HM4
- Country of origin: France
- Designer: Société d'Etudes pour la Propulsion par Réaction
- Application: Cryogenic Engine Testbed
- Successor: HM7
- Status: Retired

Liquid-fuel engine
- Propellant: LOX / LH_{2}
- Mixture ratio: 5:1
- Cycle: Gas-generator

Configuration
- Chamber: 4

Performance
- Thrust: 40 kN (8,992 lb_{f})
- Chamber pressure: 24kg/cm^{2}
- Specific impulse, vacuum: 412 s (4.04 km/s)

Dimensions
- Dry mass: 198 kg (437 lb)

References
- Notes: Testbed engine, never flew

= HM4 =

The HM4 was a first non-American cryogenic rocket engine. Developed in France between 1967 and 1969 it never flew into space, was used purely as a testbed for new technologies.

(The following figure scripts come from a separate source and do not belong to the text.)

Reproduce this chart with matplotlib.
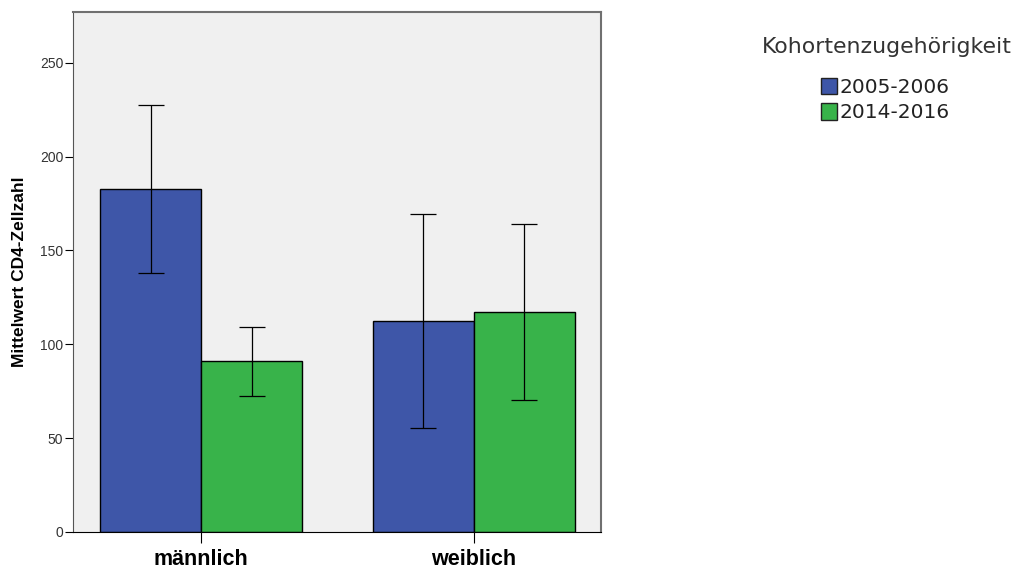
import numpy as np
import matplotlib.pyplot as plt
from matplotlib.patches import Patch

plt.rcParams['font.family'] = ['Liberation Sans', 'DejaVu Sans']

# Daten
geschlecht = ['männlich', 'weiblich']
kohorten = ['2005-2006', '2014-2016']
mittelwert = {'2005-2006': [182.8, 112.5], '2014-2016': [91.2, 117.3]}
ci_unten = {'2005-2006': [138.0, 55.4], '2014-2016': [72.5, 70.4]}
ci_oben = {'2005-2006': [227.6, 169.5], '2014-2016': [109.3, 164.2]}
farben = ['#3E56A8', '#38B34A']
yticks = [0, 50, 100, 150, 200, 250]

fig = plt.figure(figsize=(10.17, 5.68), dpi=100)
ax = fig.add_axes([0.0718, 0.0634, 0.519, 0.9155])
ax.set_facecolor('#F0F0F0')

x = np.arange(len(geschlecht))
breite = 0.37
for k, (kohorte, farbe) in enumerate(zip(kohorten, farben)):
    pos = x + (k - 0.5) * breite
    m = np.array(mittelwert[kohorte])
    err = [m - np.array(ci_unten[kohorte]), np.array(ci_oben[kohorte]) - m]
    ax.bar(pos, m, breite, color=farbe, edgecolor='black', linewidth=1.0, zorder=2)
    ax.errorbar(pos, m, yerr=err, fmt='none', ecolor='black', elinewidth=0.9,
                capsize=9.4, capthick=0.9, zorder=3)

ax.set_xlim(-0.469, 1.465)
ax.set_ylim(0, 277)
ax.set_yticks(yticks)
ax.set_xticks(x)
ax.set_xticklabels(geschlecht, fontsize=15.5, fontweight='bold')
ax.tick_params(axis='y', labelsize=10, length=6, width=0.8, color='black', pad=1,
               labelcolor='#333333')
ax.tick_params(axis='x', length=8, width=0.8, color='black', pad=4)
ax.set_ylabel('Mittelwert CD4-Zellzahl', fontsize=12.5, fontweight='bold', labelpad=9)

for side in ['top', 'right']:
    ax.spines[side].set_color('#707070')
    ax.spines[side].set_linewidth(1.5)
ax.spines['left'].set_color('#555555')
ax.spines['bottom'].set_color('black')

fig.text(0.8717, 0.917, 'Kohortenzugehörigkeit', fontsize=15.8, color='#333333',
         ha='center', va='center', family='DejaVu Sans')
handles = [Patch(facecolor=f, edgecolor='#222222', label=k) for k, f in zip(kohorten, farben)]
fig.legend(handles=handles, loc='upper left', bbox_to_anchor=(0.797, 0.881),
           frameon=False, prop={'family': 'DejaVu Sans', 'size': 14.5},
           handlelength=0.8, handleheight=0.9,
           handletextpad=0.15, labelspacing=0.3, borderpad=0, labelcolor='#222222')

fig.savefig('out.png', dpi=100)
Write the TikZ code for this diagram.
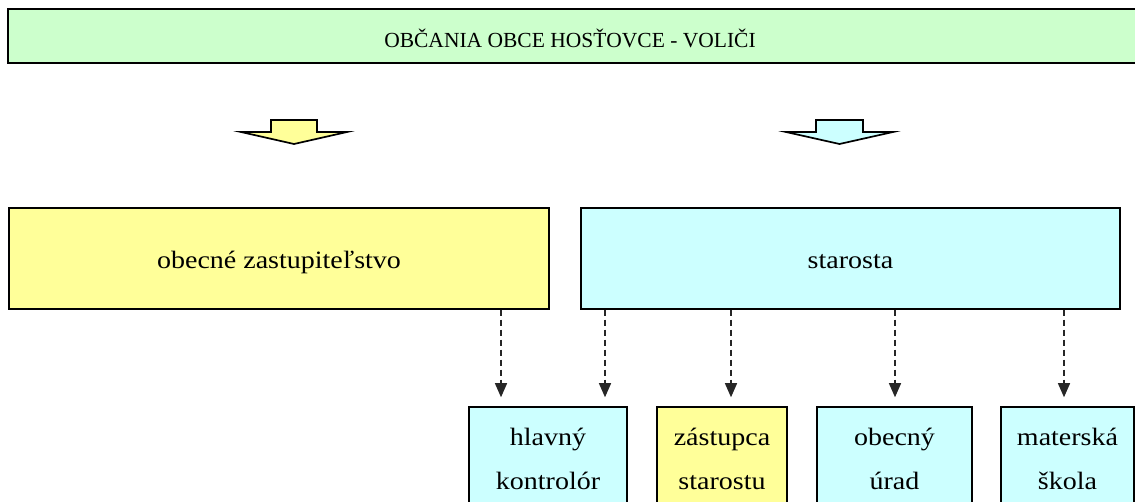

Technologies developed in HM4 become a base for HM7 engine used in Ariane.

==History==
HM4 evolved from a liquid fuel combustion chamber development projects H2 and H3 led by Société d'Etudes pour la Propulsion par Réaction (SERP) tested between 1961 and 1963 with an intention of using H2 as an upper stage to proposed Diamant Hydrogen variant with a turbopump derived from Mirage IIIC. However, both projects were abandoned in 1964 and replaced by HM4 engine in 4-chamber configuration producing 40 kN each for a total of 160 kN. First test of a new engine concluded in March 1967. In total 85 trials of HM4 took place with a combined burn time of 2300 seconds, including the longest tested burn time of 350 seconds. Engine was proposed by SERP to be used in ELDO-B project, an evolution of Europa rocket, in a single-chamber configuration to be developed by Rolls-Royce, however project was canceled in 1969 and instead development focused on HM7 which was later used in Ariane 1 upper stage.